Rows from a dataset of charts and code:
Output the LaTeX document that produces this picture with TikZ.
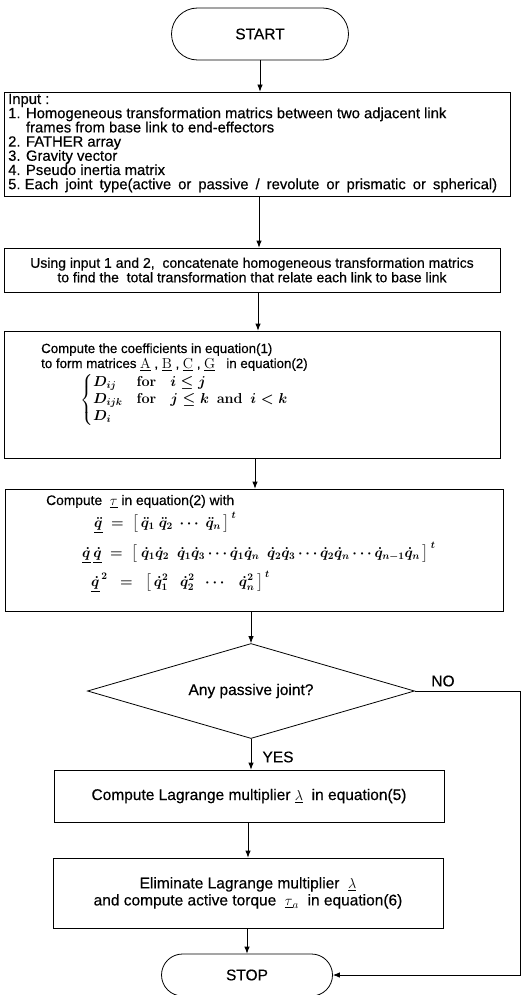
\documentclass[tikz,border=0pt]{standalone}
\usepackage{amsmath}
\usepackage[no-math]{fontspec}
\setmainfont{Liberation Sans}[FakeBold=0.4]
\usetikzlibrary{shapes.geometric,shapes.misc,arrows.meta}
\newcommand\fIn{\fontsize{14.8}{14.2}\selectfont}
\newcommand\fTw{\fontsize{14}{14.5}\selectfont}
\newcommand\fTh{\fontsize{13.3}{14}\selectfont}
\newcommand\fFo{\fontsize{13.8}{14}\selectfont}
\newcommand\fMa{\fontsize{14}{14}\selectfont\boldmath}
\newcommand\fLo{\fontsize{15.5}{17}\selectfont}
\begin{document}
\begin{tikzpicture}[x=1pt,y=-1pt,
  every node/.style={inner sep=0pt},
  frame/.style={draw,line width=0.8pt,rectangle},
  pill/.style={draw,line width=0.8pt,rounded rectangle,font=\fLo},
  inl/.style={anchor=base west,font=\fIn},
  arr/.style={line width=0.8pt,-{Latex[length=7pt,width=5.5pt]}},
  lin/.style={line width=0.8pt}]
\useasboundingbox (0,0) rectangle (527,995);
% terminals
\node[pill,minimum width=177pt,minimum height=52pt] (start) at (260,34) {START};
\node[pill,minimum width=171pt,minimum height=42pt] (stop) at (247,975) {STOP};
% boxes
\node[frame,minimum width=506pt,minimum height=104pt] (in) at (257,144) {};
\node[frame,minimum width=496pt,minimum height=44pt] (b2) at (252,270) {};
\node[frame,minimum width=496pt,minimum height=127pt] (b3) at (252,394.5) {};
\node[frame,minimum width=498pt,minimum height=122pt] (b4) at (254,550) {};
\node[draw,line width=0.8pt,diamond,aspect=3.44,minimum width=327pt,minimum height=95pt,font=\fLo] (dec) at (251,691) {Any passive joint?};
\node[frame,minimum width=390pt,minimum height=52pt] (b5) at (249,796) {};
\node[frame,minimum width=390pt,minimum height=70pt] (b6) at (248,893) {};
% input texts
\node[inl] (in1) at (8,104) {Input :};
\node[inl] (in2) at (8,118.2) {1. Homogeneous transformation matrics between two adjacent link};
\node[inl] (in3) at (8,132.4) {\phantom{1. }frames from base link to end-effectors};
\node[inl] (in4) at (8,146.6) {2. FATHER array};
\node[inl] (in5) at (8,160.8) {3. Gravity vector};
\node[inl] (in6) at (8,175) {4. Pseudo inertia matrix};
\node[inl] (in7) at (8,189.2) {\hbox to 489pt{5.\hspace{0.28em}Each joint type(active or passive / revolute or prismatic or spherical)}};
% box 2
\node[align=center,font=\fTw] (t2) at (252,270) {Using input 1 and 2,~ concatenate homogeneous transformation matrics\\
to find the~ total transformation that relate each link to base link};
% box 3
\node[anchor=base west,font=\fTh] (t3a) at (41,353) {Compute the coefficients in equation(1)};
\node[anchor=base west,font=\fTh] (t3b) at (41,368) {to form matrices $\underline{\mathrm{A}}$ , $\underline{\mathrm{B}}$ , $\underline{\mathrm{C}}$ , $\underline{\mathrm{G}}$ ~ in equation(2)};
\node[anchor=west,font=\fMa] (t3c) at (80,400) {$\begin{cases} D_{ij} & \mathrm{for}\quad i\le j\\ D_{ijk} & \mathrm{for}\quad j\le k\ \ \mathrm{and}\ \ i<k\\ D_i \end{cases}$};
% box 4
\node[anchor=base west,font=\fFo] (t4a) at (46,505) {Compute ~$\underline{\tau}$ in equation(2) with};
\node[anchor=base west,font=\fMa] (t4b) at (94,527) {$\underline{\ddot q}\ =\ \bigl[\,\ddot q_1\ \ddot q_2\ \cdots\ \ddot q_n\,\bigr]^{\,t}$};
\node[anchor=base west,font=\fMa] (t4c) at (82,557) {$\underline{\dot q}\,\underline{\dot q}\ =\ \bigl[\ \dot q_1\dot q_2\ \ \dot q_1\dot q_3\cdots\dot q_1\dot q_n\ \ \dot q_2\dot q_3\cdots\dot q_2\dot q_n\cdots\dot q_{n-1}\dot q_n\,\bigr]^{\,t}$};
\node[anchor=base west,font=\fMa] (t4d) at (91,586) {$\underline{\dot q}^{\,2}\ \ =\ \ \bigl[\,\dot q_1^2\ \ \ \dot q_2^2\ \ \cdots\ \ \ \dot q_n^2\,\bigr]^{\,t}$};
% boxes 5, 6
\node[font=\fLo] (t5) at (249,796) {Compute Lagrange multiplier $\underline{\lambda}$ ~in equation(5)};
\node[align=center,font=\fLo] (t6) at (248,893) {Eliminate Lagrange multiplier ~$\underline{\lambda}$\\
and compute active torque ~$\underline{\tau}_a$ ~in equation(6)};
\node[font=\fLo] (no) at (443,681) {NO};
\node[font=\fLo] (yes) at (278,757) {YES};
% connectors
\coordinate (x2) at (259,0);
\coordinate (x3) at (258,0);
\coordinate (x4) at (255,0);
\coordinate (x5) at (251,0);
\coordinate (x7) at (248,0);
\coordinate (x8) at (247,0);
\draw[arr] (start.south) -- (start.south |- in.north);
\draw[arr] (in.south -| x2) -- (b2.north -| x2);
\draw[arr] (b2.south -| x3) -- (b3.north -| x3);
\draw[arr] (b3.south -| x4) -- (b4.north -| x4);
\draw[arr] (b4.south -| x5) -- (dec.north);
\draw[arr] (dec.south) -- (dec.south |- b5.north);
\draw[arr] (b5.south -| x7) -- (b6.north -| x7);
\draw[arr] (b6.south -| x8) -- (stop.north);
\coordinate (rc) at (520,691);
\draw[arr] (dec.east) -- (rc) |- (stop.east);
\end{tikzpicture}
\end{document}
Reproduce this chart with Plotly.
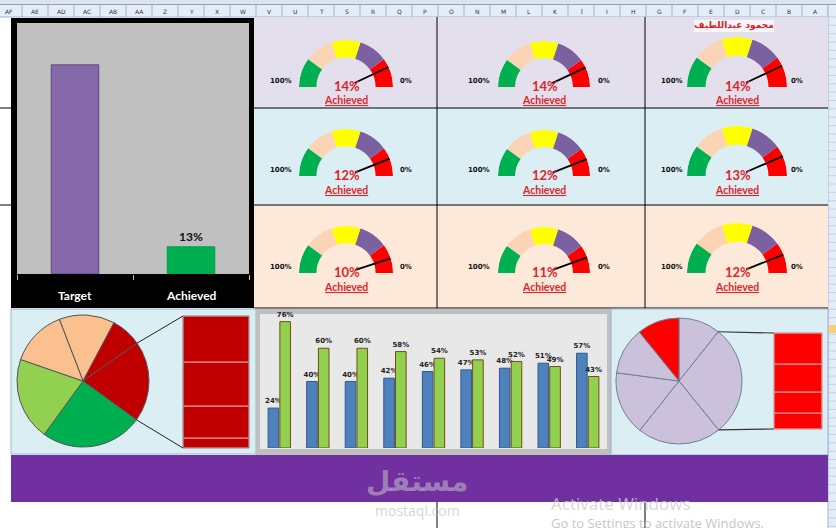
import math
import plotly.graph_objects as go

W, H = 836, 528
FONT = "Lato"

# ---------------- data ----------------
summary_categories = ["Target", "Achieved"]
summary_values = [1.00, 0.13]
summary_text = ["", "13%"]
summary_colors = ["#8568AA", "#00B050"]

gauge_values = [[14, 14, 14], [12, 12, 13], [10, 11, 12]]   # % per panel, rows top->bottom
gauge_bands = [20, 20, 20, 20, 20]                          # band widths in %, from 0% upward
gauge_band_colors = ["#FF0000", "#7B61A0", "#FFFF00", "#FBD3B5", "#00B050"]
gauge_caption = "Achieved"
gauge_low_label = "0%"
gauge_high_label = "100%"

cluster_categories = [str(i) for i in range(1, 10)]
cluster_blue = [24, 40, 40, 42, 46, 47, 48, 51, 57]
cluster_green = [76, 60, 60, 58, 54, 53, 52, 49, 43]

pie1_values = [49, 27, 71, 90, 73, 50]
pie1_colors = ["#FAC090", "#C00000", "#C00000", "#00B050", "#92D050", "#FAC090"]
pie1_split = [10, 32, 44, 46]          # secondary stacked bar, bottom -> top
pie2_values = [38.6, 102.4, 77.5, 59, 43.5, 39]
pie2_colors = ["#CCC1DA"] * 5 + ["#FF0000"]
pie2_split = [16, 21, 28, 31]

column_letters = ["AF", "AE", "AD", "AC", "AB", "AA", "Z", "Y", "X", "W", "V", "U", "T", "S",
                  "R", "Q", "P", "O", "N", "M", "L", "K", "J", "I", "H", "G", "F", "E", "D",
                  "C", "B", "A"]
author_name = "محمود عبداللطيف"


# ---------------- helpers ----------------
def X(px):
    return px / W


def Y(py):
    return 1 - py / H


shapes = []
annotations = []


def rect(x0, y0, x1, y1, fill, line=None, lw=0, layer="below"):
    shapes.append(dict(type="rect", xref="paper", yref="paper",
                       x0=X(x0), x1=X(x1), y0=Y(y1), y1=Y(y0),
                       fillcolor=fill, line=dict(color=line or fill, width=lw), layer=layer))


def seg(x0, y0, x1, y1, color, lw=1, layer="below"):
    shapes.append(dict(type="line", xref="paper", yref="paper",
                       x0=X(x0), y0=Y(y0), x1=X(x1), y1=Y(y1),
                       line=dict(color=color, width=lw), layer=layer))


def ann(text, x, y, size, color, bold=False, family=FONT, xanchor="center", **kw):
    annotations.append(dict(text=text, x=X(x), y=Y(y), xref="paper", yref="paper",
                            showarrow=False, xanchor=xanchor, yanchor="middle",
                            font=dict(size=size, color=color, family=family,
                                      weight="bold" if bold else "normal"), **kw))


# ---------------- background sheet ----------------
rect(0, 0, 836, 528, "#FFFFFF")
rect(0, 0, 836, 4, "#DCE4EE")
seg(0, 4.5, 836, 4.5, "#8DA2BA")
rect(0, 5, 828, 17, "#E4ECF7")
seg(0, 17, 828, 17, "#9EB6CE")
for k, letter in enumerate(column_letters):
    ann(letter, 9 + 26 * k, 11.5, 6, "#333333", family="DejaVu Sans")
    seg(22 + 26 * k, 5, 22 + 26 * k, 17, "#9EB6CE")
# row header column
rect(828, 5, 836, 528, "#E4ECF7")
seg(828, 5, 828, 528, "#9EB6CE")
yy = 17.0
while yy < 528:
    seg(828, yy, 836, yy, "#A9BFD6", lw=0.6)
    yy += 8.35
rect(828, 325, 836, 333, "#F7CF79")

# gauge panels
rect(254, 17, 828, 108, "#E4DFEC")
rect(254, 108, 828, 205, "#DAEEF3")
rect(254, 205, 828, 308, "#FDE9D9")
seg(0, 108, 828, 108, "#000000")
seg(0, 205, 828, 205, "#000000")
seg(254, 308, 828, 308, "#000000")
seg(437, 17, 437, 308, "#000000")
seg(645, 17, 645, 308, "#000000")

# summary panel
rect(11, 18, 254, 308, "#000000")
rect(17, 23, 249, 274, "#C0C0C0")

# bottom panels
rect(11, 309, 256, 454, "#DAEEF3", line="#9BB4D0", lw=1)
rect(256, 309, 611, 455, "#BFBFBF")
rect(260, 314, 607, 449, "#E8E8E8")
rect(611, 309, 828, 455, "#DAEEF3", line="#9BB4D0", lw=1)
rect(11, 455, 828, 502, "#7030A0")
seg(437, 502, 437, 528, "#000000")
seg(645, 502, 645, 528, "#000000")

# author name tag
rect(694, 20, 774, 32, "#F7F6F8")
ann(author_name, 734, 26, 9, "#E0201E", bold=True, family="DejaVu Sans")

fig = go.Figure()

# ---------------- summary bar chart ----------------
fig.add_trace(go.Bar(
    x=summary_categories, y=summary_values, text=summary_text,
    textposition="outside", constraintext="none", cliponaxis=False,
    textfont=dict(size=12, color="#111111", family=FONT, weight="bold"),
    marker=dict(color=summary_colors, line=dict(color=["#5E4A80", "#00A048"], width=1)),
    width=0.41, xaxis="x", yaxis="y", hoverinfo="skip"))
for cat in summary_categories:
    annotations.append(dict(text=cat, x=cat, y=Y(295), xref="x", yref="paper",
                            showarrow=False, xanchor="center", yanchor="middle",
                            font=dict(size=12, color="#FFFFFF", family=FONT, weight="bold")))

# ---------------- gauges ----------------
gauge_cx = [346, 544, 737]
gauge_cy = [87, 176, 273]
gauge_r = [47, 46, 50]
band_widths = [b * 1.8 for b in gauge_bands]
band_centers = []
acc = 0
for b in band_widths:
    band_centers.append(acc + b / 2)
    acc += b

polars = {}
idx = 0
for i, row in enumerate(gauge_values):
    for j, v in enumerate(row):
        idx += 1
        name = "polar" if idx == 1 else f"polar{idx}"
        cx, cy, R = gauge_cx[j], gauge_cy[i], gauge_r[j]
        polars[name] = dict(
            domain=dict(x=[X(cx - R), X(cx + R)], y=[Y(cy), Y(cy - R)]),
            sector=[0, 180], bgcolor="rgba(0,0,0,0)", hole=0,
            radialaxis=dict(visible=False, range=[0, 1], showgrid=False),
            angularaxis=dict(visible=False, showgrid=False, rotation=0, direction="counterclockwise"),
        )
        fig.add_trace(go.Barpolar(
            r=[0.37] * len(gauge_bands), base=[0.63] * len(gauge_bands),
            theta=band_centers, width=band_widths,
            marker=dict(color=gauge_band_colors, line=dict(width=0)),
            subplot=name, hoverinfo="skip"))
        fig.add_trace(go.Scatterpolar(
            r=[0.2, 1.0], theta=[v * 1.8, v * 1.8], mode="lines",
            line=dict(color="#000000", width=1.8), subplot=name, hoverinfo="skip"))
        ann(gauge_high_label, cx - 65, cy - 6, 7, "#111111", bold=True, family="DejaVu Sans")
        ann(gauge_low_label, cx + 60, cy - 6, 7, "#111111", bold=True, family="DejaVu Sans")
        ann(f"{v}%", cx + 1, cy - 1, 13, "#E0242A", bold=True)
        ann(f"<u>{gauge_caption}</u>", cx, cy + 13.5, 10.5, "#E0242A", bold=True)

# ---------------- clustered bars ----------------
fig.add_trace(go.Bar(
    x=cluster_categories, y=[v / 100 for v in cluster_blue], text=[f"{v}%" for v in cluster_blue],
    textposition="outside", constraintext="none", cliponaxis=False,
    textfont=dict(size=7, color="#222222", family="DejaVu Sans", weight="bold"),
    marker=dict(color="#4F81BD", line=dict(color="#2F5A8A", width=1)),
    xaxis="x2", yaxis="y2", hoverinfo="skip"))
fig.add_trace(go.Bar(
    x=cluster_categories, y=[v / 100 for v in cluster_green], text=[f"{v}%" for v in cluster_green],
    textposition="outside", constraintext="none", cliponaxis=False,
    textfont=dict(size=7, color="#222222", family="DejaVu Sans", weight="bold"),
    marker=dict(color="#92D050", line=dict(color="#7A4A12", width=1)),
    xaxis="x2", yaxis="y2", hoverinfo="skip"))

# ---------------- pie of pie charts ----------------
p1_cx, p1_cy, p1_r, p1_rot = 83, 381, 66, -21
p2_cx, p2_cy, p2_r, p2_rot = 679, 381, 63, 0
fig.add_trace(go.Pie(
    values=pie1_values, sort=False, direction="clockwise", rotation=p1_rot,
    marker=dict(colors=pie1_colors, line=dict(color="#555555", width=1)),
    textinfo="none", hoverinfo="skip",
    domain=dict(x=[X(p1_cx - p1_r), X(p1_cx + p1_r)], y=[Y(p1_cy + p1_r), Y(p1_cy - p1_r)])))
fig.add_trace(go.Pie(
    values=pie2_values, sort=False, direction="clockwise", rotation=p2_rot,
    marker=dict(colors=pie2_colors, line=dict(color="#6F7F99", width=1)),
    textinfo="none", hoverinfo="skip",
    domain=dict(x=[X(p2_cx - p2_r), X(p2_cx + p2_r)], y=[Y(p2_cy + p2_r), Y(p2_cy - p2_r)])))


def cum_base(vals):
    out, s = [], 0
    for v in vals:
        out.append(s)
        s += v
    return out


fig.add_trace(go.Bar(
    x=[0] * len(pie1_split), y=pie1_split, base=cum_base(pie1_split), width=1,
    marker=dict(color="#C00000", line=dict(color="#EBA3A3", width=1)),
    xaxis="x3", yaxis="y3", hoverinfo="skip"))
fig.add_trace(go.Bar(
    x=[0] * len(pie2_split), y=pie2_split, base=cum_base(pie2_split), width=1,
    marker=dict(color="#FF0000", line=dict(color="#F5A8A8", width=1)),
    xaxis="x4", yaxis="y4", hoverinfo="skip"))

b1 = (183, 316, 249, 448)
b2 = (774, 333, 822, 429)
rect(b1[0], b1[1], b1[2], b1[3], "rgba(0,0,0,0)", line="#8C7F7F", lw=1, layer="above")
rect(b2[0], b2[1], b2[2], b2[3], "rgba(0,0,0,0)", line="#C98080", lw=1, layer="above")


def boundary_angle(vals, rot, k):
    return rot + sum(vals[:k]) * 360.0 / sum(vals)


def pie_pt(cx, cy, r, ang):
    a = math.radians(ang)
    return cx + r * math.sin(a), cy - r * math.cos(a)


for (k, by) in [(2, b1[1]), (3, b1[3])]:
    px, py = pie_pt(p1_cx, p1_cy, p1_r, boundary_angle(pie1_values, p1_rot, k))
    seg(px, py, b1[0], by, "#222222", lw=1, layer="above")
for (k, by) in [(1, b2[1]), (2, b2[3])]:
    px, py = pie_pt(p2_cx, p2_cy, p2_r, boundary_angle(pie2_values, p2_rot, k))
    seg(px, py, b2[0], by, "#333333", lw=1.2, layer="above")

# ---------------- overlays (watermarks) ----------------
ann("مستقل", 417, 481, 28, "rgba(205,205,205,0.5)", bold=True, family="DejaVu Sans")
ann("mostaql.com", 417, 510, 14, "rgba(200,200,200,0.75)", family="Open Sans")
ann("Activate Windows", 549, 503, 17, "rgba(205,205,205,0.8)", family="Open Sans", xanchor="left")
ann("Go to Settings to activate Windows.", 549, 523, 13, "rgba(190,190,190,0.9)",
    family="Open Sans", xanchor="left")

# ---------------- layout ----------------
hidden = dict(visible=False, showgrid=False, zeroline=False, fixedrange=True)
fig.update_layout(
    width=W, height=528, autosize=False,
    margin=dict(l=0, r=0, t=0, b=0, pad=0),
    paper_bgcolor="#FFFFFF", plot_bgcolor="rgba(0,0,0,0)",
    showlegend=False, barmode="group", bargap=0.39, bargroupgap=0.1,
    xaxis=dict(domain=[X(17), X(249)], anchor="y", showgrid=False, zeroline=False,
               showline=False, showticklabels=False, ticks="outside", tickson="boundaries",
               ticklen=5, tickcolor="#BFBFBF", tickwidth=1, fixedrange=True),
    yaxis=dict(domain=[Y(274), Y(23)], anchor="x", range=[0, 1.2], **hidden),
    xaxis2=dict(domain=[X(260), X(607)], anchor="y2", **hidden),
    yaxis2=dict(domain=[Y(448), Y(315)], anchor="x2", range=[0, 0.8], **hidden),
    xaxis3=dict(domain=[X(b1[0]), X(b1[2])], anchor="y3", range=[-0.5, 0.5], **hidden),
    yaxis3=dict(domain=[Y(b1[3]), Y(b1[1])], anchor="x3", range=[0, sum(pie1_split)], **hidden),
    xaxis4=dict(domain=[X(b2[0]), X(b2[2])], anchor="y4", range=[-0.5, 0.5], **hidden),
    yaxis4=dict(domain=[Y(b2[3]), Y(b2[1])], anchor="x4", range=[0, sum(pie2_split)], **hidden),
    shapes=shapes, annotations=annotations,
    font=dict(family=FONT),
    **polars,
)

fig.write_html("out.html")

Task goal: Extract the stretch of lines that begins at the line with "Reproduce this chart with Plotly." and ends at the line with "cluster_green = [76, 60, 60, 58, 54, 53, 52, 49, 43]", inclusive. Omit every picture.

Full output:
Reproduce this chart with Plotly.
import math
import plotly.graph_objects as go

W, H = 836, 528
FONT = "Lato"

# ---------------- data ----------------
summary_categories = ["Target", "Achieved"]
summary_values = [1.00, 0.13]
summary_text = ["", "13%"]
summary_colors = ["#8568AA", "#00B050"]

gauge_values = [[14, 14, 14], [12, 12, 13], [10, 11, 12]]   # % per panel, rows top->bottom
gauge_bands = [20, 20, 20, 20, 20]                          # band widths in %, from 0% upward
gauge_band_colors = ["#FF0000", "#7B61A0", "#FFFF00", "#FBD3B5", "#00B050"]
gauge_caption = "Achieved"
gauge_low_label = "0%"
gauge_high_label = "100%"

cluster_categories = [str(i) for i in range(1, 10)]
cluster_blue = [24, 40, 40, 42, 46, 47, 48, 51, 57]
cluster_green = [76, 60, 60, 58, 54, 53, 52, 49, 43]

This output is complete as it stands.